撮影現場で資料写真とは違う髪型にしようとした若いヘアメイクさんに手厳しく指導したあと「どうしますか?」と聞いてきた彼女を「あなたのイメージでやって私にはないから」とピシャリと一喝したり、あの是枝裕和監督にも設定にリアリティがない、と詰め寄ったり、あぁ、仕事には厳しいひとなんだな、と思わせておいて、萎縮するヘアメイクさんに「大丈夫よ、あなたに責任取らせたりしないから。」とやさしくひとこと付け加えたり、是枝監督のシナリオにも納得がいけば、ヌードになるより恥ずかしいという入れ歯を外しての熱演を見せたり、厳しいだけではない彼女の温かいところが伝わってきたのがとても良かった。

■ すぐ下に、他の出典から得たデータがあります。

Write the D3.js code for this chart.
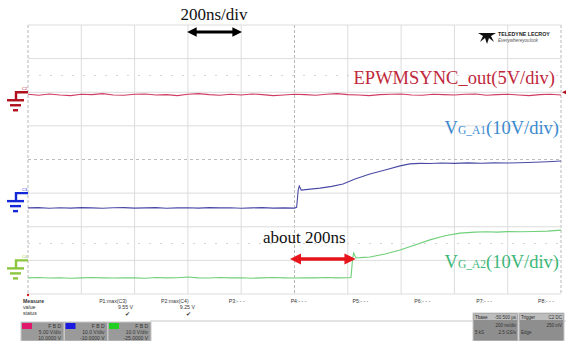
<!DOCTYPE html>
<html><head><meta charset="utf-8">
<script src="https://cdn.jsdelivr.net/npm/d3@7"></script>
<style>body{margin:0;background:#fff}svg{display:block}</style>
</head><body><svg id="c" width="566" height="341"></svg>
<script>
// ---- data ----
const redT = [-1000,-960,-920,-880,-840,-800,-760,-720,-680,-640,-600,-560,-520,-480,-440,-400,-360,-320,-280,-240,-200,-160,-120,-80,-40,0,40,80,120,160,200,240,280,320,360,400,440,480,520,560,600,640,680,720,760,800,840,880,920,960,1000];
const redV = [-0.3,-0.45,-0.25,-0.4,-0.5,-0.3,-0.35,-0.2,-0.4,-0.45,-0.3,-0.25,-0.4,-0.35,-0.5,-0.3,-0.2,-0.35,-0.45,-0.3,-0.4,-0.25,-0.35,-0.5,-0.4,-0.3,-0.35,-0.45,-0.3,-0.2,-0.35,-0.4,-0.5,-0.35,-0.3,-0.25,-0.4,-0.45,-0.3,-0.35,-0.4,-0.3,-0.25,-0.45,-0.35,-0.3,-0.4,-0.5,-0.35,-0.3,-0.4];
const blueT = [-1000,-960,-920,-880,-840,-800,-760,-720,-680,-640,-600,-560,-520,-480,-440,-400,-360,-320,-280,-240,-200,-160,-120,-80,-40,0,8,14,18,25,60,96,140,182,227,283,340,396,433,470,508,550,600,650,700,750,800,846,900,950,1000];
const blueV = [-4.4,-4.3,-4.5,-4.35,-4.45,-4.3,-4.4,-4.5,-4.35,-4.3,-4.45,-4.4,-4.3,-4.5,-4.4,-4.35,-4.45,-4.3,-4.4,-4.35,-4.5,-4.4,-4.3,-4.45,-4.4,-4.45,-4.2,1.0,2.1,0.9,1.2,1.5,2.0,2.7,4.2,5.7,6.9,8.1,8.7,8.85,8.8,8.95,8.85,9.0,8.9,9.0,8.95,9.05,9.2,9.35,9.55];
const greenT = [-1000,-960,-920,-880,-840,-800,-760,-720,-680,-640,-600,-560,-520,-480,-440,-400,-360,-320,-280,-240,-200,-160,-120,-80,-40,0,40,80,120,160,200,212,218,222,231,260,283,340,396,452,508,565,621,677,720,760,800,850,900,950,1000];
const greenV = [-5.2,-5.1,-5.25,-5.15,-5.3,-5.2,-5.1,-5.2,-5.25,-5.15,-5.2,-5.3,-5.1,-5.2,-5.15,-4.95,-5.2,-5.25,-5.1,-5.2,-5.15,-5.3,-5.2,-5.1,-5.2,-5.25,-5.15,-5.2,-5.1,-5.2,-5.15,-5.1,0.5,2.2,0.7,0.9,1.0,1.9,3.1,4.6,6.1,7.3,8.1,8.4,8.5,8.4,8.55,8.5,8.6,8.7,9.0];
const channelNames = ["C2","C3","C4"];
const voltsPerDiv = [5,10,10];
const groundDiv = [2,-1,-3];
const chanColors = ["#cf3c62","#4a4aa6","#6fd07a"];
const markerColors = ["#b0101c","#1428d8","#8cc63f"];
const timeDivs = [-1000,-800,-600,-400,-200,0,200,400,600,800,1000];
const vertDivs = [-4,-3,-2,-1,0,1,2,3,4];
const measureNames = ["P1:max(C3)","P2:max(C4)","P3:- - -","P4:- - -","P5:- - -","P6:- - -","P7:- - -","P8:- - -"];
const measureValues = ["9.55 V","9.25 V","","","","","",""];
const chanBoxRows = [["5.00 V/div","10.0000 V"],["10.0 V/div","-10.0000 V"],["10.0 V/div","-25.0000 V"]];

const svg = d3.select("#c");
const x = d3.scaleLinear().domain([-1000,1000]).range([28,561]);
const y = d3.scaleLinear().domain([-4,4]).range([294,25]);

// grid
const g = svg.append("g");
g.selectAll("line.v").data(timeDivs).join("line")
  .attr("x1",d=>x(d)).attr("x2",d=>x(d)).attr("y1",y(4)).attr("y2",y(-4))
  .attr("stroke",(d)=> (d===0||d===-1000||d===1000)?"#b8b8b8":"#dcdcdc")
  .attr("stroke-dasharray",(d)=> (d===0||d===-1000||d===1000)?"3,2":null)
  .attr("stroke-width",1);
g.selectAll("line.h").data(vertDivs).join("line")
  .attr("x1",x(-1000)).attr("x2",x(1000)).attr("y1",d=>y(d)).attr("y2",d=>y(d))
  .attr("stroke",d=>d===0?"#bdbdbd":"#dcdcdc")
  .attr("stroke-dasharray",d=>d===0?"3,3":null);
g.selectAll("line.dl").data([2.5,-2.5]).join("line")
  .attr("x1",x(-1000)).attr("x2",x(1000)).attr("y1",d=>y(d)).attr("y2",d=>y(d))
  .attr("stroke","#d4d4d4").attr("stroke-dasharray","2,9");

// traces
const traces = [[redT,redV],[blueT,blueV],[greenT,greenV]];
traces.forEach(([T,V],i)=>{
  const line = d3.line().x(d=>x(d[0])).y(d=>y(d[1]/voltsPerDiv[i]+groundDiv[i]));
  svg.append("path").datum(T.map((t,k)=>[t,V[k]]))
    .attr("d",line).attr("fill","none").attr("stroke",chanColors[i]).attr("stroke-width",1.1);
});

// ground markers
groundDiv.forEach((gd,i)=>{
  const gy = y(gd), c = markerColors[i];
  const m = svg.append("g").attr("stroke",c).attr("stroke-width",2.4).attr("fill","none");
  m.append("path").attr("d",`M28,${gy} H16 V${gy+8}`);
  m.append("line").attr("x1",7).attr("x2",24).attr("y1",gy+8).attr("y2",gy+8);
  m.append("line").attr("x1",10).attr("x2",21).attr("y1",gy+13).attr("y2",gy+13);
  m.append("line").attr("x1",13).attr("x2",18).attr("y1",gy+18).attr("y2",gy+18);
  svg.append("text").attr("x",22).attr("y",gy-2).attr("font-size",4).attr("fill",c)
    .attr("font-family","Arial").text(channelNames[i]);
});
svg.append("path").attr("d",`M566,${y(2)-2} L562,${y(2)} L566,${y(2)+2}Z`).attr("fill","#b0101c");
svg.append("circle").attr("cx",28).attr("cy",295).attr("r",1.2).attr("fill","#d02020");

// arrowhead markers
const defs = svg.append("defs");
function arrowMarker(id,col){
  defs.append("marker").attr("id",id).attr("viewBox","0 0 10 10").attr("refX",5).attr("refY",5)
    .attr("markerWidth",3.2).attr("markerHeight",3.2).attr("orient","auto-start-reverse")
    .append("path").attr("d","M0,0 L10,5 L0,10 Z").attr("fill",col);
}
arrowMarker("ak","#000"); arrowMarker("ar","#e8141c");

// annotations
const serif = "'Liberation Serif','Times New Roman',serif";
svg.append("text").attr("x",214).attr("y",20).attr("text-anchor","middle")
  .attr("font-family",serif).attr("font-size",17).attr("fill","#111").text("200ns/div");
svg.append("line").attr("x1",x(-400)+4).attr("x2",x(-200)-4).attr("y1",32).attr("y2",32)
  .attr("stroke","#000").attr("stroke-width",3).attr("marker-start","url(#ak)").attr("marker-end","url(#ak)");
svg.append("text").attr("x",555).attr("y",84).attr("text-anchor","end")
  .attr("font-family",serif).attr("font-size",18.5).attr("fill","#c0283c").text("EPWMSYNC_out(5V/div)");
function vgLabel(yb,sub,col){
  const t = svg.append("text").attr("x",559).attr("y",yb).attr("text-anchor","end")
    .attr("font-family",serif).attr("fill",col).attr("font-size",18.5);
  t.append("tspan").text("V");
  t.append("tspan").attr("font-size",11.5).text(sub);
  t.append("tspan").text("(10V/div)");
}
vgLabel(134,"G_A1","#3a8ad0");
vgLabel(268,"G_A2","#3cb878");
svg.append("text").attr("x",263).attr("y",243)
  .attr("font-family",serif).attr("font-size",17).attr("fill","#111").text("about 200ns");
svg.append("line").attr("x1",x(0)+1).attr("x2",x(216)-2).attr("y1",259).attr("y2",259)
  .attr("stroke","#e8141c").attr("stroke-width",3.5).attr("marker-start","url(#ar)").attr("marker-end","url(#ar)");

// logo
const lg = svg.append("g").attr("transform","translate(487,38)");
lg.append("path").attr("d","M-9,-5 L9,-5 L4,-2 L7,4 L2,0 L0,6 L-2,0 L-7,4 L-4,-2 Z").attr("fill","#111");
lg.append("text").attr("x",11).attr("y",-2).attr("font-family","Arial").attr("font-weight","bold")
  .attr("font-size",5.3).attr("fill","#222").text("TELEDYNE LECROY");
lg.append("text").attr("x",11).attr("y",4).attr("font-family","Arial").attr("font-style","italic")
  .attr("font-size",4.6).attr("fill","#555").text("Everywhereyoulook");

// measure panel
const sans = "Arial, 'Liberation Sans', sans-serif";
const mp = svg.append("g").attr("font-family",sans).attr("font-size",5.2).attr("fill","#333");
mp.append("text").attr("x",23).attr("y",303).attr("font-weight","bold").text("Measure");
mp.append("text").attr("x",23).attr("y",309).text("value");
mp.append("text").attr("x",23).attr("y",315).text("status");
const mx = d3.scaleLinear().domain([0,7]).range([113,546]);
measureNames.forEach((n,i)=>{
  mp.append("text").attr("x",mx(i)).attr("y",303).attr("text-anchor","middle").text(n);
  if(measureValues[i]){
    mp.append("text").attr("x",mx(i)+20).attr("y",309).attr("text-anchor","end").text(measureValues[i]);
    mp.append("text").attr("x",mx(i)+14).attr("y",316).attr("text-anchor","middle").attr("font-size",6).text("✔");
  }
});
svg.append("line").attr("x1",150).attr("x2",566).attr("y1",321).attr("y2",321).attr("stroke","#c8c8c8");
// channel boxes
const tagCols = ["#e0186c","#1a1ae0","#20d020"];
chanBoxRows.forEach((rows,i)=>{
  const bx = 21 + i*43.5;
  const b = svg.append("g").attr("font-family",sans).attr("font-size",5);
  b.append("rect").attr("x",bx).attr("y",322).attr("width",43).attr("height",19).attr("fill","#9a9a9a").attr("stroke","#c8c8c8");
  b.append("rect").attr("x",bx+1).attr("y",323).attr("width",10).attr("height",6).attr("fill",tagCols[i]);
  b.append("text").attr("x",bx+40).attr("y",328).attr("text-anchor","end").attr("fill","#333").text("F B D");
  b.append("text").attr("x",bx+40).attr("y",334).attr("text-anchor","end").attr("fill","#333").text(rows[0]);
  b.append("text").attr("x",bx+40).attr("y",340).attr("text-anchor","end").attr("fill","#333").text(rows[1]);
});
const rb = [["Tbase","-50.500 µs","200 ns/div","5 kS","2.5 GS/s"],["Trigger","C2 DC","250 mV","Edge",""]];
rb.forEach((r,i)=>{
  const bx = 473 + i*46;
  const b = svg.append("g").attr("font-family",sans).attr("font-size",4.5);
  b.append("rect").attr("x",bx).attr("y",313).attr("width",45).attr("height",28).attr("fill","#8e8e8e").attr("stroke","#c8c8c8");
  b.append("rect").attr("x",bx+1).attr("y",314).attr("width",43).attr("height",6).attr("fill","#bdbdbd");
  b.append("text").attr("x",bx+2).attr("y",319).attr("fill","#222").text(r[0]);
  b.append("text").attr("x",bx+43).attr("y",319).attr("text-anchor","end").attr("fill","#333").text(r[1]);
  b.append("text").attr("x",bx+43).attr("y",327).attr("text-anchor","end").attr("fill","#333").text(r[2]);
  b.append("text").attr("x",bx+2).attr("y",334).attr("fill","#333").text(r[3]);
  b.append("text").attr("x",bx+43).attr("y",334).attr("text-anchor","end").attr("fill","#333").text(r[4]);
});
</script></body></html>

最初は和やかに撮影を進めていたディレクターと希林さんだったが、そこは仕事に厳しい樹木希林。あなたは何が撮りたいのか、と彼に問い、ディレクターは次第に樹木希林というあまりに大きな存在に追い詰められ始める。
そんな彼に、少しの沈黙を取ったあと、彼女は自身の全身にがんが転移したPET写真を差し出す。
「自分の家庭もうまくできなかったり、作品を撮るときにメソメソしてるんじゃ駄目よ。」
そういいながら、彼と自分の作品に樹木希林はクライマックスとして自分の人生の最期を差し出したのだ。私はそこに彼女の底しれぬ優しさを感じ、少し泣いた。

ディレクターに「自由にやんなさい」ということばを遺し旅立った希林さん。彼女の生き方に少しでもシンパシーを感じる方にはぜひ一度観て頂きたい、完全ではないけど、不思議とこころに残る作品だった。